What the task asks: In your copy, include every line of the listing below exactly but none of the pictures.

Material:
Start

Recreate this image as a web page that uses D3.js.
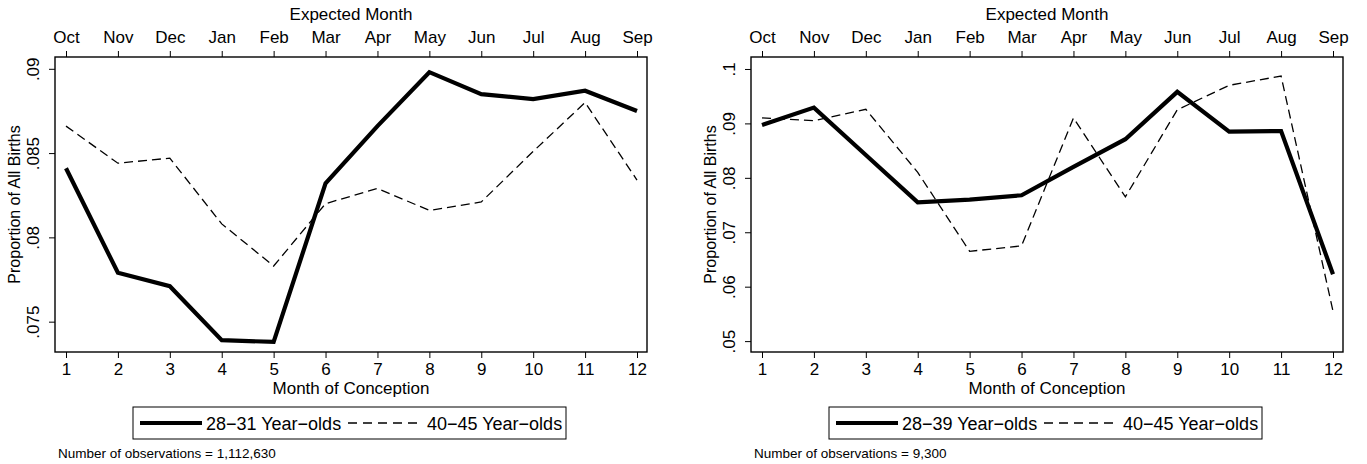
<!DOCTYPE html>
<html>
<head>
<meta charset="utf-8">
<script src="https://cdn.jsdelivr.net/npm/d3@7"></script>
<style>
  body { margin: 0; background: #fff; }
  svg text { fill: #000; font-family: "Liberation Sans", Arial, sans-serif; }
</style>
</head>
<body>
<svg id="chart" width="1367" height="464"></svg>
<script>
const months = [1, 2, 3, 4, 5, 6, 7, 8, 9, 10, 11, 12];
const expectedMonths = ["Oct", "Nov", "Dec", "Jan", "Feb", "Mar", "Apr", "May", "Jun", "Jul", "Aug", "Sep"];

// left panel
const leftSolid = [0.0841, 0.0779, 0.0771, 0.0739, 0.0738, 0.0832, 0.0866, 0.0898, 0.0885, 0.0882, 0.0887, 0.0875];
const leftDashed = [0.0866, 0.0844, 0.0847, 0.0808, 0.0783, 0.0820, 0.0829, 0.0816, 0.0821, 0.0851, 0.0880, 0.0834];
const leftTicks = [0.075, 0.08, 0.085, 0.09];
const leftTickLabels = [".075", ".08", ".085", ".09"];
const leftLegend = ["28\u221231 Year\u2212olds", "40\u221245 Year\u2212olds"];
const leftNote = "Number of observations = 1,112,630";

// right panel
const rightSolid = [0.0897, 0.0929, 0.0842, 0.0755, 0.0760, 0.0768, 0.0820, 0.0871, 0.0958, 0.0885, 0.0886, 0.0623];
const rightDashed = [0.0910, 0.0905, 0.0926, 0.0810, 0.0665, 0.0675, 0.0910, 0.0765, 0.0925, 0.0970, 0.0987, 0.0555];
const rightTicks = [0.05, 0.06, 0.07, 0.08, 0.09, 0.1];
const rightTickLabels = [".05", ".06", ".07", ".08", ".09", ".1"];
const rightLegend = ["28\u221239 Year\u2212olds", "40\u221245 Year\u2212olds"];
const rightNote = "Number of observations = 9,300";

const svg = d3.select("#chart");

function drawPanel(ox, solid, dashed, ticks, tickLabels, yDomain, legend, note) {
  const box = { left: 55, right: 647, top: 57, bottom: 352 };
  const g = svg.append("g").attr("transform", `translate(${ox},0)`);

  const x = d3.scaleLinear().domain([1, 12]).range([66, 637]);
  const y = d3.scaleLinear().domain(yDomain).range([box.bottom, box.top]);

  // plot box
  g.append("rect")
    .attr("x", box.left).attr("y", box.top)
    .attr("width", box.right - box.left).attr("height", box.bottom - box.top)
    .attr("fill", "none").attr("stroke", "#000").attr("stroke-width", 1.4);

  // bottom axis
  const bottomAxis = g.append("g").attr("transform", `translate(0,${box.bottom})`)
    .call(d3.axisBottom(x).tickValues(months).tickSize(6).tickPadding(5).tickFormat(d3.format("d")));
  bottomAxis.select(".domain").remove();
  bottomAxis.selectAll("text").style("font-size", "17px");

  // top axis
  const topAxis = g.append("g").attr("transform", `translate(0,${box.top})`)
    .call(d3.axisTop(x).tickValues(months).tickSize(6).tickPadding(8).tickFormat((d, i) => expectedMonths[i]));
  topAxis.select(".domain").remove();
  topAxis.selectAll("text").style("font-size", "17px");

  // left axis with rotated labels
  const leftAxis = g.append("g").attr("transform", `translate(${box.left},0)`)
    .call(d3.axisLeft(y).tickValues(ticks).tickSize(6).tickFormat((d, i) => tickLabels[i]));
  leftAxis.select(".domain").remove();
  leftAxis.selectAll("text")
    .style("font-size", "17px")
    .attr("x", null).attr("dy", null)
    .attr("text-anchor", "middle")
    .attr("transform", "translate(-16,0) rotate(-90)");

  g.selectAll(".tick line").attr("stroke", "#000").attr("stroke-width", 1);

  // titles
  g.append("text").style("font-size", "17px")
    .attr("x", (box.left + box.right) / 2).attr("y", 20).attr("text-anchor", "middle")
    .text("Expected Month");
  g.append("text").style("font-size", "17px")
    .attr("x", (box.left + box.right) / 2).attr("y", 394).attr("text-anchor", "middle")
    .text("Month of Conception");
  g.append("text").style("font-size", "16px")
    .attr("text-anchor", "middle")
    .attr("transform", `translate(20,${(box.top + box.bottom) / 2}) rotate(-90)`)
    .text("Proportion of All Births");

  // lines
  const line = d3.line().x((d, i) => x(months[i])).y(d => y(d));
  g.append("path").datum(dashed)
    .attr("d", line).attr("fill", "none").attr("stroke", "#000")
    .attr("stroke-width", 1.3).attr("stroke-dasharray", "9,5");
  g.append("path").datum(solid)
    .attr("d", line).attr("fill", "none").attr("stroke", "#000")
    .attr("stroke-width", 4.2).attr("stroke-linejoin", "miter");

  // legend
  const lg = g.append("g");
  lg.append("rect").attr("x", 133).attr("y", 407).attr("width", 433).attr("height", 32)
    .attr("fill", "#fff").attr("stroke", "#000").attr("stroke-width", 1);
  lg.append("line").attr("x1", 140).attr("x2", 202).attr("y1", 423).attr("y2", 423)
    .attr("stroke", "#000").attr("stroke-width", 4.2);
  lg.append("text").style("font-size", "18px")
    .attr("x", 206).attr("y", 429.5).text(legend[0]);
  lg.append("line").attr("x1", 348).attr("x2", 421).attr("y1", 423).attr("y2", 423)
    .attr("stroke", "#000").attr("stroke-width", 1.3).attr("stroke-dasharray", "9,6");
  lg.append("text").style("font-size", "18px")
    .attr("x", 427).attr("y", 429.5).text(legend[1]);

  g.append("text").style("font-size", "13.5px")
    .attr("x", 58).attr("y", 458).text(note);
}

drawPanel(0, leftSolid, leftDashed, leftTicks, leftTickLabels, [0.0732, 0.0907], leftLegend, leftNote);
drawPanel(696, rightSolid, rightDashed, rightTicks, rightTickLabels, [0.048, 0.1022], rightLegend, rightNote);
</script>
</body>
</html>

End

Result below:
Recreate this image as a web page that uses D3.js.
<!DOCTYPE html>
<html>
<head>
<meta charset="utf-8">
<script src="https://cdn.jsdelivr.net/npm/d3@7"></script>
<style>
  body { margin: 0; background: #fff; }
  svg text { fill: #000; font-family: "Liberation Sans", Arial, sans-serif; }
</style>
</head>
<body>
<svg id="chart" width="1367" height="464"></svg>
<script>
const months = [1, 2, 3, 4, 5, 6, 7, 8, 9, 10, 11, 12];
const expectedMonths = ["Oct", "Nov", "Dec", "Jan", "Feb", "Mar", "Apr", "May", "Jun", "Jul", "Aug", "Sep"];

// left panel
const leftSolid = [0.0841, 0.0779, 0.0771, 0.0739, 0.0738, 0.0832, 0.0866, 0.0898, 0.0885, 0.0882, 0.0887, 0.0875];
const leftDashed = [0.0866, 0.0844, 0.0847, 0.0808, 0.0783, 0.0820, 0.0829, 0.0816, 0.0821, 0.0851, 0.0880, 0.0834];
const leftTicks = [0.075, 0.08, 0.085, 0.09];
const leftTickLabels = [".075", ".08", ".085", ".09"];
const leftLegend = ["28\u221231 Year\u2212olds", "40\u221245 Year\u2212olds"];
const leftNote = "Number of observations = 1,112,630";

// right panel
const rightSolid = [0.0897, 0.0929, 0.0842, 0.0755, 0.0760, 0.0768, 0.0820, 0.0871, 0.0958, 0.0885, 0.0886, 0.0623];
const rightDashed = [0.0910, 0.0905, 0.0926, 0.0810, 0.0665, 0.0675, 0.0910, 0.0765, 0.0925, 0.0970, 0.0987, 0.0555];
const rightTicks = [0.05, 0.06, 0.07, 0.08, 0.09, 0.1];
const rightTickLabels = [".05", ".06", ".07", ".08", ".09", ".1"];
const rightLegend = ["28\u221239 Year\u2212olds", "40\u221245 Year\u2212olds"];
const rightNote = "Number of observations = 9,300";

const svg = d3.select("#chart");

function drawPanel(ox, solid, dashed, ticks, tickLabels, yDomain, legend, note) {
  const box = { left: 55, right: 647, top: 57, bottom: 352 };
  const g = svg.append("g").attr("transform", `translate(${ox},0)`);

  const x = d3.scaleLinear().domain([1, 12]).range([66, 637]);
  const y = d3.scaleLinear().domain(yDomain).range([box.bottom, box.top]);

  // plot box
  g.append("rect")
    .attr("x", box.left).attr("y", box.top)
    .attr("width", box.right - box.left).attr("height", box.bottom - box.top)
    .attr("fill", "none").attr("stroke", "#000").attr("stroke-width", 1.4);

  // bottom axis
  const bottomAxis = g.append("g").attr("transform", `translate(0,${box.bottom})`)
    .call(d3.axisBottom(x).tickValues(months).tickSize(6).tickPadding(5).tickFormat(d3.format("d")));
  bottomAxis.select(".domain").remove();
  bottomAxis.selectAll("text").style("font-size", "17px");

  // top axis
  const topAxis = g.append("g").attr("transform", `translate(0,${box.top})`)
    .call(d3.axisTop(x).tickValues(months).tickSize(6).tickPadding(8).tickFormat((d, i) => expectedMonths[i]));
  topAxis.select(".domain").remove();
  topAxis.selectAll("text").style("font-size", "17px");

  // left axis with rotated labels
  const leftAxis = g.append("g").attr("transform", `translate(${box.left},0)`)
    .call(d3.axisLeft(y).tickValues(ticks).tickSize(6).tickFormat((d, i) => tickLabels[i]));
  leftAxis.select(".domain").remove();
  leftAxis.selectAll("text")
    .style("font-size", "17px")
    .attr("x", null).attr("dy", null)
    .attr("text-anchor", "middle")
    .attr("transform", "translate(-16,0) rotate(-90)");

  g.selectAll(".tick line").attr("stroke", "#000").attr("stroke-width", 1);

  // titles
  g.append("text").style("font-size", "17px")
    .attr("x", (box.left + box.right) / 2).attr("y", 20).attr("text-anchor", "middle")
    .text("Expected Month");
  g.append("text").style("font-size", "17px")
    .attr("x", (box.left + box.right) / 2).attr("y", 394).attr("text-anchor", "middle")
    .text("Month of Conception");
  g.append("text").style("font-size", "16px")
    .attr("text-anchor", "middle")
    .attr("transform", `translate(20,${(box.top + box.bottom) / 2}) rotate(-90)`)
    .text("Proportion of All Births");

  // lines
  const line = d3.line().x((d, i) => x(months[i])).y(d => y(d));
  g.append("path").datum(dashed)
    .attr("d", line).attr("fill", "none").attr("stroke", "#000")
    .attr("stroke-width", 1.3).attr("stroke-dasharray", "9,5");
  g.append("path").datum(solid)
    .attr("d", line).attr("fill", "none").attr("stroke", "#000")
    .attr("stroke-width", 4.2).attr("stroke-linejoin", "miter");

  // legend
  const lg = g.append("g");
  lg.append("rect").attr("x", 133).attr("y", 407).attr("width", 433).attr("height", 32)
    .attr("fill", "#fff").attr("stroke", "#000").attr("stroke-width", 1);
  lg.append("line").attr("x1", 140).attr("x2", 202).attr("y1", 423).attr("y2", 423)
    .attr("stroke", "#000").attr("stroke-width", 4.2);
  lg.append("text").style("font-size", "18px")
    .attr("x", 206).attr("y", 429.5).text(legend[0]);
  lg.append("line").attr("x1", 348).attr("x2", 421).attr("y1", 423).attr("y2", 423)
    .attr("stroke", "#000").attr("stroke-width", 1.3).attr("stroke-dasharray", "9,6");
  lg.append("text").style("font-size", "18px")
    .attr("x", 427).attr("y", 429.5).text(legend[1]);

  g.append("text").style("font-size", "13.5px")
    .attr("x", 58).attr("y", 458).text(note);
}

drawPanel(0, leftSolid, leftDashed, leftTicks, leftTickLabels, [0.0732, 0.0907], leftLegend, leftNote);
drawPanel(696, rightSolid, rightDashed, rightTicks, rightTickLabels, [0.048, 0.1022], rightLegend, rightNote);
</script>
</body>
</html>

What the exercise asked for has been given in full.